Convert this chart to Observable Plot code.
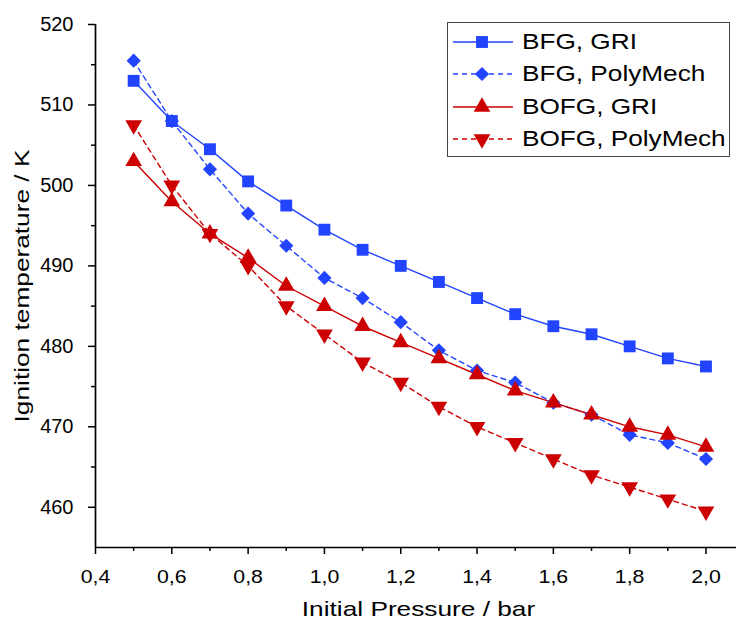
<!DOCTYPE html>
<html><head><meta charset="utf-8">
<script src="https://cdn.jsdelivr.net/npm/d3@7"></script>
<script src="https://cdn.jsdelivr.net/npm/@observablehq/plot@0.6"></script>
<style>
body{margin:0;background:#fff;font-family:"Liberation Sans",Arial,sans-serif}
#wrap{position:relative;width:738px;height:624px}
#legend{position:absolute;left:447px;top:22px;width:283px;height:135px;border:1px solid #444;background:#fff;box-sizing:border-box}
.item{position:absolute;left:4px;height:30px;display:flex;align-items:center;font-size:22px;color:#000;white-space:nowrap}
.item svg{margin-right:8px;flex:none}
.item span{display:inline-block;transform:scaleX(1.19);transform-origin:left center}
</style></head>
<body><div id="wrap"><div id="chart"></div><div id="legend"></div></div>
<script>
const pressure = [0.5,0.6,0.7,0.8,0.9,1.0,1.1,1.2,1.3,1.4,1.5,1.6,1.7,1.8,1.9,2.0];
const bfgGRI      = [513,508,504.5,500.5,497.5,494.5,492,490,488,486,484,482.5,481.5,480,478.5,477.5];
const bfgPoly     = [515.5,508,502,496.5,492.5,488.5,486,483,479.5,477,475.5,473,471.5,469,468,466];
const bofgGRI     = [503,498,494,491,487.5,485,482.5,480.5,478.5,476.5,474.5,473,471.5,470,469,467.5];
const bofgPoly    = [507.5,500,494,490,485,481.5,478,475.5,472.5,470,468,466,464,462.5,461,459.5];
const seriesNames = ["BFG, GRI","BFG, PolyMech","BOFG, GRI","BOFG, PolyMech"];
const seriesValues = [bfgGRI,bfgPoly,bofgGRI,bofgPoly];
const xTicks = [0.4,0.6,0.8,1.0,1.2,1.4,1.6,1.8,2.0];
const xMinor = [0.5,0.7,0.9,1.1,1.3,1.5,1.7,1.9];
const yTicks = [460,470,480,490,500,510,520];
const yMinor = [465,475,485,495,505,515];
const xTitle = "Initial Pressure / bar";
const yTitle = "Ignition temperature / K";

const styles = [
  {color:"#2244ff", dash:null, symbol:"square", r:6.7, rotate:0},
  {color:"#2244ff", dash:"5,4", symbol:"diamond2", r:6.4, rotate:0},
  {color:"#cc0000", dash:null, symbol:"triangle", r:6.2, rotate:0},
  {color:"#cc0000", dash:"5,4", symbol:"triangle", r:6.2, rotate:180}
];

const marks = [];
seriesNames.forEach((name,i)=>{
  const rows = pressure.map((p,j)=>({x:p,y:seriesValues[i][j]}));
  const s = styles[i];
  marks.push(Plot.line(rows,{x:"x",y:"y",stroke:s.color,strokeWidth:1.4,strokeDasharray:s.dash}));
});
seriesNames.forEach((name,i)=>{
  const rows = pressure.map((p,j)=>({x:p,y:seriesValues[i][j]}));
  const s = styles[i];
  marks.push(Plot.dot(rows,{x:"x",y:"y",symbol:()=>s.symbol,fill:s.color,stroke:"none",r:s.r,rotate:s.rotate}));
});

const fmt = d=>d.toFixed(1).replace(".",",");
const chart = Plot.plot({
  width:738,height:624,
  marginLeft:95,marginTop:24,marginBottom:77,marginRight:2,
  style:{fontFamily:"Liberation Sans, Arial, sans-serif",fontSize:"19px",color:"#000",background:"#fff"},
  x:{domain:[0.4,2.08]},
  y:{domain:[455,520]},
  symbol:{type:"identity"},
  marks:[
    Plot.axisX({ticks:xTicks,tickFormat:fmt,tickSize:7,tickPadding:15,label:null,strokeWidth:1.5,fontSize:19}),
    Plot.axisX({ticks:xMinor,tickSize:4,text:null,label:null,strokeWidth:1.5}),
    Plot.axisY({ticks:yTicks,tickSize:7,tickPadding:15,label:null,strokeWidth:1.5,fontSize:20}),
    Plot.axisY({ticks:yMinor,tickSize:4,text:null,label:null,strokeWidth:1.5}),
    Plot.ruleX([0.4],{strokeWidth:1.7}),
    Plot.ruleY([455],{strokeWidth:1.7}),
    ...marks,
    Plot.text([yTitle],{frameAnchor:"left",textAnchor:"middle",dx:-73,rotate:-90,fontSize:21}),
    Plot.text([xTitle],{frameAnchor:"bottom",textAnchor:"middle",dx:2.5,dy:68,fontSize:21})
  ]
});
document.getElementById("chart").appendChild(chart);

function stretchTexts(texts, s){
  texts.forEach(t=>{
    const L = t.getComputedTextLength();
    t.setAttribute("textLength", (L*s).toFixed(1));
    t.setAttribute("lengthAdjust", "spacingAndGlyphs");
  });
}
const allTexts = Array.from(chart.querySelectorAll("text"));
stretchTexts(Array.from(chart.querySelectorAll('g[aria-label="x-axis tick label"] text')), 1.12);
stretchTexts(allTexts.filter(t=>t.textContent===xTitle || t.textContent===yTitle), 1.25);

const legend = document.getElementById("legend");
const legendRowY = [18.5, 51, 83.5, 116];
seriesNames.forEach((name,i)=>{
  const s = styles[i];
  const div = document.createElement("div");
  div.className="item";
  div.style.top = (legendRowY[i]-15)+"px";
  const sym = d3.symbol(i===0?d3.symbolSquare:i===1?d3.symbolDiamond2:d3.symbolTriangle, Math.PI*s.r*s.r)();
  div.innerHTML = `<svg width="62" height="30"><line x1="1" x2="61" y1="15" y2="15" stroke="${s.color}" stroke-width="1.4" ${s.dash?`stroke-dasharray="${s.dash}"`:""}/><path d="${sym}" fill="${s.color}" transform="translate(30,15) rotate(${s.rotate})"/></svg><span>${name}</span>`;
  legend.appendChild(div);
});
</script></body></html>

########################################

Aim of the exercise:
Reproduce all of the data exactly; the pictures do not belong in the copy.

Output below:
Convert this chart to Observable Plot code.
<!DOCTYPE html>
<html><head><meta charset="utf-8">
<script src="https://cdn.jsdelivr.net/npm/d3@7"></script>
<script src="https://cdn.jsdelivr.net/npm/@observablehq/plot@0.6"></script>
<style>
body{margin:0;background:#fff;font-family:"Liberation Sans",Arial,sans-serif}
#wrap{position:relative;width:738px;height:624px}
#legend{position:absolute;left:447px;top:22px;width:283px;height:135px;border:1px solid #444;background:#fff;box-sizing:border-box}
.item{position:absolute;left:4px;height:30px;display:flex;align-items:center;font-size:22px;color:#000;white-space:nowrap}
.item svg{margin-right:8px;flex:none}
.item span{display:inline-block;transform:scaleX(1.19);transform-origin:left center}
</style></head>
<body><div id="wrap"><div id="chart"></div><div id="legend"></div></div>
<script>
const pressure = [0.5,0.6,0.7,0.8,0.9,1.0,1.1,1.2,1.3,1.4,1.5,1.6,1.7,1.8,1.9,2.0];
const bfgGRI      = [513,508,504.5,500.5,497.5,494.5,492,490,488,486,484,482.5,481.5,480,478.5,477.5];
const bfgPoly     = [515.5,508,502,496.5,492.5,488.5,486,483,479.5,477,475.5,473,471.5,469,468,466];
const bofgGRI     = [503,498,494,491,487.5,485,482.5,480.5,478.5,476.5,474.5,473,471.5,470,469,467.5];
const bofgPoly    = [507.5,500,494,490,485,481.5,478,475.5,472.5,470,468,466,464,462.5,461,459.5];
const seriesNames = ["BFG, GRI","BFG, PolyMech","BOFG, GRI","BOFG, PolyMech"];
const seriesValues = [bfgGRI,bfgPoly,bofgGRI,bofgPoly];
const xTicks = [0.4,0.6,0.8,1.0,1.2,1.4,1.6,1.8,2.0];
const xMinor = [0.5,0.7,0.9,1.1,1.3,1.5,1.7,1.9];
const yTicks = [460,470,480,490,500,510,520];
const yMinor = [465,475,485,495,505,515];
const xTitle = "Initial Pressure / bar";
const yTitle = "Ignition temperature / K";

const styles = [
  {color:"#2244ff", dash:null, symbol:"square", r:6.7, rotate:0},
  {color:"#2244ff", dash:"5,4", symbol:"diamond2", r:6.4, rotate:0},
  {color:"#cc0000", dash:null, symbol:"triangle", r:6.2, rotate:0},
  {color:"#cc0000", dash:"5,4", symbol:"triangle", r:6.2, rotate:180}
];

const marks = [];
seriesNames.forEach((name,i)=>{
  const rows = pressure.map((p,j)=>({x:p,y:seriesValues[i][j]}));
  const s = styles[i];
  marks.push(Plot.line(rows,{x:"x",y:"y",stroke:s.color,strokeWidth:1.4,strokeDasharray:s.dash}));
});
seriesNames.forEach((name,i)=>{
  const rows = pressure.map((p,j)=>({x:p,y:seriesValues[i][j]}));
  const s = styles[i];
  marks.push(Plot.dot(rows,{x:"x",y:"y",symbol:()=>s.symbol,fill:s.color,stroke:"none",r:s.r,rotate:s.rotate}));
});

const fmt = d=>d.toFixed(1).replace(".",",");
const chart = Plot.plot({
  width:738,height:624,
  marginLeft:95,marginTop:24,marginBottom:77,marginRight:2,
  style:{fontFamily:"Liberation Sans, Arial, sans-serif",fontSize:"19px",color:"#000",background:"#fff"},
  x:{domain:[0.4,2.08]},
  y:{domain:[455,520]},
  symbol:{type:"identity"},
  marks:[
    Plot.axisX({ticks:xTicks,tickFormat:fmt,tickSize:7,tickPadding:15,label:null,strokeWidth:1.5,fontSize:19}),
    Plot.axisX({ticks:xMinor,tickSize:4,text:null,label:null,strokeWidth:1.5}),
    Plot.axisY({ticks:yTicks,tickSize:7,tickPadding:15,label:null,strokeWidth:1.5,fontSize:20}),
    Plot.axisY({ticks:yMinor,tickSize:4,text:null,label:null,strokeWidth:1.5}),
    Plot.ruleX([0.4],{strokeWidth:1.7}),
    Plot.ruleY([455],{strokeWidth:1.7}),
    ...marks,
    Plot.text([yTitle],{frameAnchor:"left",textAnchor:"middle",dx:-73,rotate:-90,fontSize:21}),
    Plot.text([xTitle],{frameAnchor:"bottom",textAnchor:"middle",dx:2.5,dy:68,fontSize:21})
  ]
});
document.getElementById("chart").appendChild(chart);

function stretchTexts(texts, s){
  texts.forEach(t=>{
    const L = t.getComputedTextLength();
    t.setAttribute("textLength", (L*s).toFixed(1));
    t.setAttribute("lengthAdjust", "spacingAndGlyphs");
  });
}
const allTexts = Array.from(chart.querySelectorAll("text"));
stretchTexts(Array.from(chart.querySelectorAll('g[aria-label="x-axis tick label"] text')), 1.12);
stretchTexts(allTexts.filter(t=>t.textContent===xTitle || t.textContent===yTitle), 1.25);

const legend = document.getElementById("legend");
const legendRowY = [18.5, 51, 83.5, 116];
seriesNames.forEach((name,i)=>{
  const s = styles[i];
  const div = document.createElement("div");
  div.className="item";
  div.style.top = (legendRowY[i]-15)+"px";
  const sym = d3.symbol(i===0?d3.symbolSquare:i===1?d3.symbolDiamond2:d3.symbolTriangle, Math.PI*s.r*s.r)();
  div.innerHTML = `<svg width="62" height="30"><line x1="1" x2="61" y1="15" y2="15" stroke="${s.color}" stroke-width="1.4" ${s.dash?`stroke-dasharray="${s.dash}"`:""}/><path d="${sym}" fill="${s.color}" transform="translate(30,15) rotate(${s.rotate})"/></svg><span>${name}</span>`;
  legend.appendChild(div);
});
</script></body></html>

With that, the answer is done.